* _Given records_
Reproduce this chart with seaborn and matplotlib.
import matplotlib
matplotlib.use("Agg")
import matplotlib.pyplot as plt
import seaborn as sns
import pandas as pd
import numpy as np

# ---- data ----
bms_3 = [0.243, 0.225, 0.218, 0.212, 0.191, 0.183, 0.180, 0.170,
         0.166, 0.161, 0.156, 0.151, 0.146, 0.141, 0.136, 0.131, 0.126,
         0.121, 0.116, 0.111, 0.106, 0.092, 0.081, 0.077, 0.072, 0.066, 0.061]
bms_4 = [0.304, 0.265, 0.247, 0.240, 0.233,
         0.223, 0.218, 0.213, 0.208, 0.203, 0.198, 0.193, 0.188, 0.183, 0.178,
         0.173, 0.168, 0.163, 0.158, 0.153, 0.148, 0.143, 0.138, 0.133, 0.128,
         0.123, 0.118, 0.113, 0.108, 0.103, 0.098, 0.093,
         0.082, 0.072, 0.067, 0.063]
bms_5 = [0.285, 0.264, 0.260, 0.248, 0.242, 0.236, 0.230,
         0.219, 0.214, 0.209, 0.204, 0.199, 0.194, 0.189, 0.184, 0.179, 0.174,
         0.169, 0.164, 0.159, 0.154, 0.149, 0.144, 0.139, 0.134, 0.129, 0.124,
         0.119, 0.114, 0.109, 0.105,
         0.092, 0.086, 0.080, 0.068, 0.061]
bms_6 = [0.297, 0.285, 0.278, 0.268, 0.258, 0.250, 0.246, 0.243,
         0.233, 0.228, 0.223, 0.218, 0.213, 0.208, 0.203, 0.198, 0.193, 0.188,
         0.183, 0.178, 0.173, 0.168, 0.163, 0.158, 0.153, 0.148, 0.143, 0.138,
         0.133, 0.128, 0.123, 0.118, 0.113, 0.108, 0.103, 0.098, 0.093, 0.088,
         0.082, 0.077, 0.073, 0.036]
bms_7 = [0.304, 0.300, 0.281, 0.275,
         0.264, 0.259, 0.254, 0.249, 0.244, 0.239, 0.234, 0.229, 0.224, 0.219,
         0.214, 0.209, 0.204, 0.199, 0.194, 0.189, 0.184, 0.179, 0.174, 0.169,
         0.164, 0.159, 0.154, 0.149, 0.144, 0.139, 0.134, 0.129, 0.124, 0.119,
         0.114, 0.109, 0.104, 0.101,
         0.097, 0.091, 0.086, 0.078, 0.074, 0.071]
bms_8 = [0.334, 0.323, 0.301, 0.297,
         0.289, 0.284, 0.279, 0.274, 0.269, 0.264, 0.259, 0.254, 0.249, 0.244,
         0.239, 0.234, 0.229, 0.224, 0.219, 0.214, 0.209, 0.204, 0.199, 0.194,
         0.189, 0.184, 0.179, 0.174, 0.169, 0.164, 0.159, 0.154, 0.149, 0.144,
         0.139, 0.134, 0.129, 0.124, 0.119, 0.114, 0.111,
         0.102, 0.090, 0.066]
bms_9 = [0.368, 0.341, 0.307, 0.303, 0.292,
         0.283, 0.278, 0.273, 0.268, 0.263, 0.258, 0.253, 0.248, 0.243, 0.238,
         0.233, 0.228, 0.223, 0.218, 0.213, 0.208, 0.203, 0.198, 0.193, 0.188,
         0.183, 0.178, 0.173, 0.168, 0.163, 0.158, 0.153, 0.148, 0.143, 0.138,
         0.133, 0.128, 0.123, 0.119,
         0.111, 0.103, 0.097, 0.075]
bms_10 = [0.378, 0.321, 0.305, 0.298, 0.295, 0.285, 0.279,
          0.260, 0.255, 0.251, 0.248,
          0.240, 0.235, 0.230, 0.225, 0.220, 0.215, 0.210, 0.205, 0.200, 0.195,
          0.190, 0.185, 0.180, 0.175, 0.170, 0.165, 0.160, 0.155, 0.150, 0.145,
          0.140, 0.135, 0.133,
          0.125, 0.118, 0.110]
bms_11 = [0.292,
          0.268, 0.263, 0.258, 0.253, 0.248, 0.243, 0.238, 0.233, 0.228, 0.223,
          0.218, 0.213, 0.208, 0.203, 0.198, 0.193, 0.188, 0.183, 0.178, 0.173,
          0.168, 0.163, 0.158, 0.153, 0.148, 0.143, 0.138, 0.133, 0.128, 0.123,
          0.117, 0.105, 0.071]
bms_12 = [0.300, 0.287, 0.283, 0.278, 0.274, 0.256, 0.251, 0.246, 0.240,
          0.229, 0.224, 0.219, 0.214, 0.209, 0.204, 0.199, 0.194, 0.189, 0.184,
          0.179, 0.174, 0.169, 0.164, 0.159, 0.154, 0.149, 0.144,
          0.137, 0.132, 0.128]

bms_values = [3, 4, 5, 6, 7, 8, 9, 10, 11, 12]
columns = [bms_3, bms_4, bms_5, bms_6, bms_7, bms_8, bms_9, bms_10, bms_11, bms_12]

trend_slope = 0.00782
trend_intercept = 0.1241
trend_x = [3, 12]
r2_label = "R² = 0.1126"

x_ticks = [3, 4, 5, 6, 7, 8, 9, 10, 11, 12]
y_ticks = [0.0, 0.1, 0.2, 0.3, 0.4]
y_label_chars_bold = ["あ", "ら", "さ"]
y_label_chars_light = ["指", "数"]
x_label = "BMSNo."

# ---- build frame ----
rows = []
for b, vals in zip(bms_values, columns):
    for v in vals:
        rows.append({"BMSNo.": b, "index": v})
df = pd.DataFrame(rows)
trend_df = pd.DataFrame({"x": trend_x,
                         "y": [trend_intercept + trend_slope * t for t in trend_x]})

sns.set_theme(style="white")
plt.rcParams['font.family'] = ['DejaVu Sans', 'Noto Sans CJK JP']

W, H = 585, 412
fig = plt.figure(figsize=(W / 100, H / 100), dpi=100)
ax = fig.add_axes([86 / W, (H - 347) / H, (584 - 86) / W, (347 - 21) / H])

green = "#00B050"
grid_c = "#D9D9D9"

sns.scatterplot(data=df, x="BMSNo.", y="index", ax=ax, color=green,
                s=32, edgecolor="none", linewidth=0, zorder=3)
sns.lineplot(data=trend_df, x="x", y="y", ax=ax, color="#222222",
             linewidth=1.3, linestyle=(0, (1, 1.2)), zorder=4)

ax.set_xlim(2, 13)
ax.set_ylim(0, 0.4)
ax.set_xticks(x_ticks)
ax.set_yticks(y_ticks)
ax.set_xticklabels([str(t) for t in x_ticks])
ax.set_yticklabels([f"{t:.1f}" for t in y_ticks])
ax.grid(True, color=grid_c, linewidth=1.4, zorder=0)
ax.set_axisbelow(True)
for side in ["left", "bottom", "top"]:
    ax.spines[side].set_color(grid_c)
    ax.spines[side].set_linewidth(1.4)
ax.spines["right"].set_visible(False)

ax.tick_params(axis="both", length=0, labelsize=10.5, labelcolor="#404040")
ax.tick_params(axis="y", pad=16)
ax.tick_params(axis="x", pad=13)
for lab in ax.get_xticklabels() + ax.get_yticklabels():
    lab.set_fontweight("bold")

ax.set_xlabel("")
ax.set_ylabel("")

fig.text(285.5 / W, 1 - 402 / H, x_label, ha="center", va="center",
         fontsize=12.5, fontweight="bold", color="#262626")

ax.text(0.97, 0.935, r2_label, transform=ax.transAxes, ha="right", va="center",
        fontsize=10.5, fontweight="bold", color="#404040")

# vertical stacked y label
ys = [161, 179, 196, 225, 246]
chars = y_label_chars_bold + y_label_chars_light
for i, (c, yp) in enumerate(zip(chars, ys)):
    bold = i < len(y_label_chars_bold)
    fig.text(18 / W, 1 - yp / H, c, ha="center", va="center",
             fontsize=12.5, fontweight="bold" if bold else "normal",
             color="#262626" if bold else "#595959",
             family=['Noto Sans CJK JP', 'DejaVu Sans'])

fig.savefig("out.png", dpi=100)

---

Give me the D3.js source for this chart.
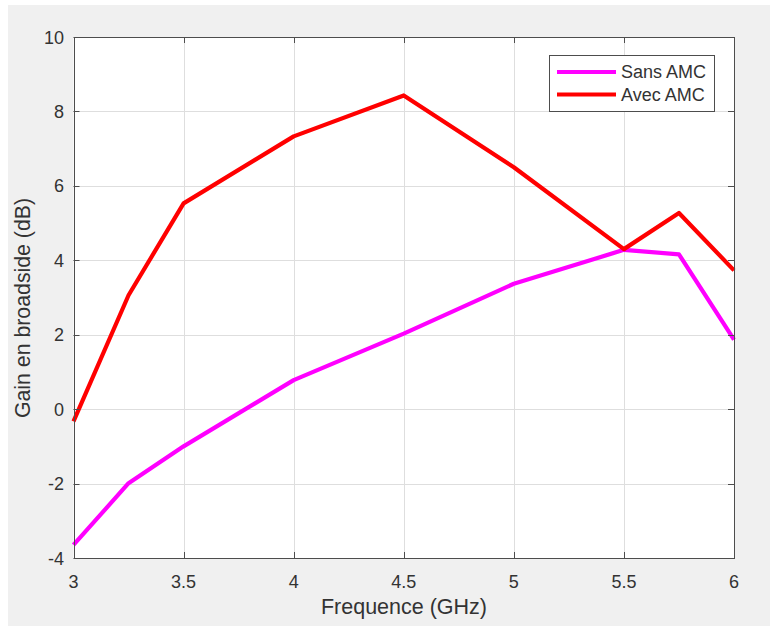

* _Given exercise_
Reproduce each line of the material containing the word "seaborn".

* _The response_
Reproduce this chart with seaborn and matplotlib.
import seaborn as sns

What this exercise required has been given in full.